I turned 51 yesterday. At the documented time of my birth (3:45 p.m.) I was in the air en route from Newark to Houston, enjoying the view from the window seat. I had bought the aisle seat, but ended up hitting the coach jackpot: an empty row. With glee, I took my backpack out from its under-the-seat restriction and put it on the seat next to me. I spent $8.50 on a box of snacks and put the remains on the aisle seat. I chilled.
Airplane seating puts me on the verge of panicky. I can only sit in the aisle seat; the middle makes me claustrophobic and the window restricts my freedom. The aisle seat allows me free access to the restroom, the aisle, the garbage can in the flight attendants’ area, and basically anywhere other than my seat. In the window seat I am dependent on the other passengers in my row. In the middle seat I am at their mercy. If I need to flee I can’t get away. The last time I sat in the middle seat I felt mercilessly penned in by diners on either side with their tray tables down.
I didn’t know I was claustrophobic until my doctor prescribed a head MRI. I never even got inside the machine. I panicked just looking at it. After two failed attempts with an oral sedative and one failed attempt with IV Ativan, I ultimately had to have the procedure done under general anesthesia. Pitiful, isn’t it?
My claustrophobia was about being unable to get away, just like airplane seating. How the hell would I get out of that MRI machine on my back? I was totally dependent on the MRI tech, and I couldn’t trust that he wouldn’t get on his cell phone, fight with his girlfriend and run outside for a smoke. In the meantime I might be in that tunnel hitting the panic button over and over, listening to the terrible thuds and pings, my head strapped down, no way to exit.
I wondered if I had the procedure while lying on my stomach it might have been tolerable. I could wriggle out using my elbows for mobility. On my back I was helpless.
This idea was reinforced when I had my first-ever facial, in celebration of my 51st birthday. First, they insisted I take all my clothes off even though it was just a facial.

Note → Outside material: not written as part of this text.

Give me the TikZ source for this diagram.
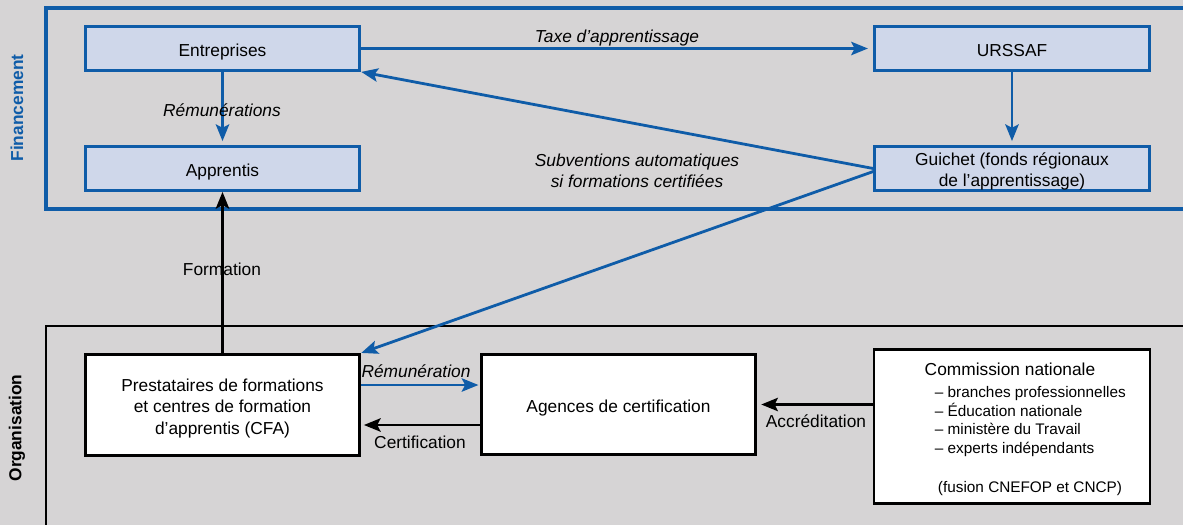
\documentclass[tikz,border=0pt]{standalone}
\usepackage{fontspec}
\setmainfont{Liberation Sans}
\usetikzlibrary{arrows.meta,calc}
\definecolor{bg}{HTML}{D6D4D5}
\definecolor{fblue}{HTML}{0F5CA8}
\definecolor{boxfill}{HTML}{CFD7EA}
\newcommand{\boxtext}[1]{\raisebox{-2.5pt}[\height][\depth]{\begin{tabular}{@{}c@{}}#1\end{tabular}}}
\begin{document}
\begin{tikzpicture}[x=0.75pt,y=-0.75pt,
  fbox/.style={draw=fblue,fill=boxfill,line width=2.1pt,minimum width=206pt,minimum height=33pt,inner sep=0pt,font=\fontsize{13}{15.75}\selectfont},
  obox/.style={draw=black,fill=white,line width=2.1pt,inner sep=0pt,font=\fontsize{13}{16.1}\selectfont},
  tip/.style={-{Stealth[length=12.5pt,width=10pt,inset=2.5pt]}},
  barr/.style={draw=fblue,line width=2.1pt,tip},
  karr/.style={draw=black,line width=2.1pt,tip},
  ilab/.style={font=\fontsize{13}{15.6}\selectfont\itshape,align=center,inner sep=0pt},
  rlab/.style={font=\fontsize{13}{15.6}\selectfont,align=center,inner sep=0pt},
  side/.style={rotate=90,font=\fontsize{13}{15.6}\selectfont\bfseries,inner sep=0pt},
  small/.style={font=\fontsize{11.5}{14}\selectfont,inner sep=0pt,align=left}]
\useasboundingbox (0,0) rectangle (1183,525);
\fill[bg] (0,0) rectangle (1183,525);

% frames
\draw[fblue,line width=2.4pt] (1183,8) -- (46,8) -- (46,209) -- (1183,209);
\draw[black,line width=2.2pt] (1183,326) -- (46,326) -- (46,525);
\node[side,text=fblue] (fin) at (17,108) {Financement};
\node[side,text=black] (org) at (17,428) {Organisation};

% financement boxes
\node[fbox] (ent) at (222.5,48.5) {\boxtext{Entreprises}};
\node[fbox] (app) at (222.5,168.5) {\boxtext{Apprentis}};
\node[fbox] (urs) at (1012,48.5) {\boxtext{URSSAF}};
\node[fbox] (gui) at (1012,168.5) {\boxtext{Guichet (fonds régionaux\\de l’apprentissage)}};

% organisation boxes
\node[obox,minimum width=206pt,minimum height=76pt] (cfa) at (222.5,405) {\boxtext{Prestataires de formations\\et centres de formation\\d’apprentis (CFA)}};
\node[obox,minimum width=206pt,minimum height=75pt] (age) at (618.5,404.5) {\boxtext{Agences de certification}};
\node[obox,minimum width=207pt,minimum height=116pt] (com) at (1012,426.5) {};
\node[rlab,anchor=north] (comt) at ($(com.north)+(-2,15)$) {Commission nationale};
\node[small,anchor=north west] (coml) at ($(com.north west)+(62,38.5)$) {– branches professionnelles\\– Éducation nationale\\– ministère du Travail\\– experts indépendants};
\node[small,anchor=south] (comf) at ($(com.south)+(18,-9)$) {(fusion CNEFOP et CNCP)};

% financement connectors
\draw[barr,shorten >=4pt] (ent.east) -- (urs.west);
\node[ilab] (ltaxe) at (617,38) {Taxe d’apprentissage};
\draw[barr,shorten >=3pt] (ent.south) -- (app.north);
\node[ilab] (lrem) at (222,110) {Rémunérations};
\draw[barr,shorten >=3pt] (urs.south) -- (gui.north);
\draw[barr] (gui.west) -- (ent.south east);
\draw[barr] ($(gui.west)+(0,3)$) -- (cfa.north east);
\node[ilab] (lsub) at (637,171) {Subventions automatiques\\si formations certifiées};

% organisation connectors
\draw[karr] (cfa.north) -- (app.south);
\node[rlab] (lform) at (222,269) {Formation};
\draw[barr,shorten >=1pt] ($(cfa.east)+(0,-20)$) -- ($(age.west)+(0,-19.5)$);
\node[ilab] (lrem2) at (416,371) {Rémunération};
\draw[karr,shorten >=2pt] ($(age.west)+(0,20.5)$) -- ($(cfa.east)+(0,20)$);
\node[rlab] (lcert) at (420,442) {Certification};
\draw[karr,shorten >=3pt] (com.west |- age.east) -- (age.east);
\node[rlab] (lacc) at (816,421) {Accréditation};
\end{tikzpicture}
\end{document}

I had to wear a white terrycloth halter top, which of course was reminiscent of the fake concealment of a hospital gown. The esthetician made small talk, asked me why it had taken me so long to have a facial (what?), and proceeded to cover my eyes so she could begin her treatment.
And my panic began. Under the sheet my hands balled into fists. I was ready to fight. I was on my back, blind, and virtually naked. Then the esthetician rubbed lotion on my hands (for a facial?) and put them in some kind of mittens. I struggled to fight the idea that she was further incapacitating me. After all, she seemed like a lovely young lady and even though we were alone in a darkened room surely someone would hear me scream if I needed to. It was a 45-minute treatment and I relaxed for maybe only 15 minutes of it.
So is the root of claustrophobia really loss of control? I felt at the mercy of the MRI tech, just as I felt at the mercy of the spa worker, just as I am at the mercy of my fellow air passengers. I have found that as I get older my fears have grown greater; 20 years ago the MRI might not have been as big a deal. Do our negative experiences aggregate throughout our lives? Is estrogen essential to give courage to child-bearing women, bringing fear to post-menopausal women in its absence? Or am I just falling to pieces?